Dokter: Jangan Sampai Anak Sudah Stunting Baru Diperiksakan, Cegah Sejak Dini

Stunting tidak melulu terjadi karena minimnya asupan gizi anak.

Antara/Feny Selly
Petugas kesehatan menimbang berat badan bayi di Posyandu Delima 33, Palembang, Sumatra Selatan, Rabu (24/3/2021). Memantau pertambahan berat badan bayi merupakan salah satu cara deteksi dini stunting.
Rep: Santi Sopia Red: Reiny Dwinanda

REPUBLIKA.CO.ID, JAKARTA — Stunting merupakan suatu kondisi malanutrisi pada anak yang sebetulnya dapat dicegah sedini mungkin. Jika tidak diintervensi, anak yang mengalami stunting bisa tumbuh lebih pendek dibandingkan tinggi normal seusianya sampai dewasa.

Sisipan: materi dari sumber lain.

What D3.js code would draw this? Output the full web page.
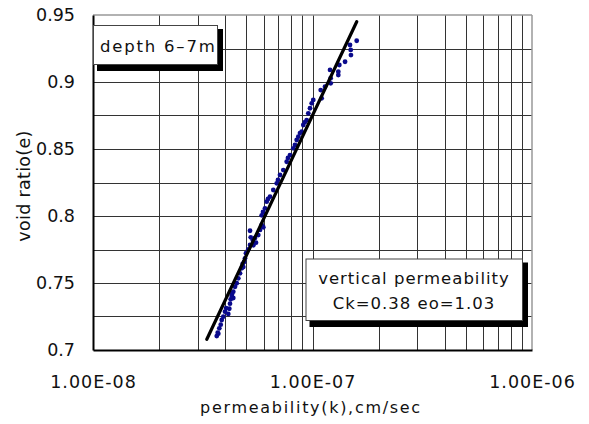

Lebih parahnya lagi, stunting sangat berdampak pada perkembangan otak. Anak stunting juga akan mengalami gangguan kecerdasan karena kekurangan gizi mengakibatkan penahanan lemak dalam tubuh hingga memicu berbagai penyakit, termasuk jantung koroner.

Prof Dr dr Damayanti R Sjarif SpA(K) dari Satgas Stunting Ikatan Dokter Anak Indonesia mengatakan, memperbaiki yang sudah rusak bukan hal sederhana. Hal yang ditakuti soal stunting adalah terkait perkembangan otak dan risiko penyakit.

"Selain makan, tambah susu, distimulasi otaknya, dijalankan setengah mati, cuma sekian persen bisa diperbaiki, tapi yang penting anaknya jangan malanutrisi," kata Prof Damayanti dalam acara yang diselenggarakan aplikasi Tentang Anak, Selasa (5/4/2022).

Prof Damayanti mengimbau agar orang tua tidak terlambat memeriksakan anaknya. Jangan sampai anak sudah kurus, baru diperiksakan.

Baca Juga

"Begitu melihat tanda-tanda awal, harus segera diatasi," kata Prof Damayanti yang merupakan dokter spesialis anak konsultan nutrisi dan penyakit metabolik.

Untuk mengetahui tanda awal ini, penting melakukan pemeriksaan rutin timbangan berat badan bayi di posyandu. Jika pertumbuhan anak tidak sesuai panduan, grafiknya datar atau sejajar dalam buku Kesehatan Ibu dan Anak (KIA), misalnya, maka harus segera ditangani dokter.

Prof Damayanti menjelaskan bahwa stunting bukan melulu dikarenakan tidak adanya asupan pada anak. Boleh jadi ada penyakit yang menyertainya, semisal TBC, sehingga penyerapan gizi tidak optimal dan itulah yang harus diobati terlebih dulu. Begitu pula jika mencurigai anak memiliki alergi, maka dokter akan mengusulkan asupan alternatif untuk si kecil.

Berdasarkan survei Studi Status Gizi Indonesia (SSGI) 2021, prevalensi stunting sebesar 24,4 persen. Sementara berdasarkan Riskesdas 2018, prevalensi obesitas pada balita sebanyak 3,8 persen dan obesitas usia 18 tahun ke atas sebesar 21,8 persen.

Tren ini diperparah oleh pandemi Covid-19. Survei tahun 2020 yang dilaksanakan terhadap rumah tangga berpendapatan rendah di Jakarta menemukan bahwa makanan bergizi, seperti buah, sayur, daging sapi, ikan, dan kacang-kacangan yang dikonsumsi anak-anak selama pandemi lebih sedikit dibandingkan 2018.

Balita stunting akan berdampak pada penurunan kualitas sebagai sumber daya manusia di masa dewasa. Oleh sebab itu, stunting harus dicegah terutama di 1.000 Hari Pertama Kehidupan (HPK).

Lewat fase itu, gizi seimbang anak pun tetap perlu dijaga. Berbagai cara dapat dilakukan sebagai upaya pencegahan, seperti pemberian air susu ibu (ASI) dan makanan pendamping (MPASI) yang benar berbasis protein hewani.

Selain itu, pemantauan pertumbuhan yang teratur di fasilitas kesehatan seperti posyandu setiap bulannya juga diperlukan untuk deteksi dini. Tatalaksana segera terhadap kenaikan berat badan yang tidak memadai (weight faltering) terbukti dapat mencegah stunting.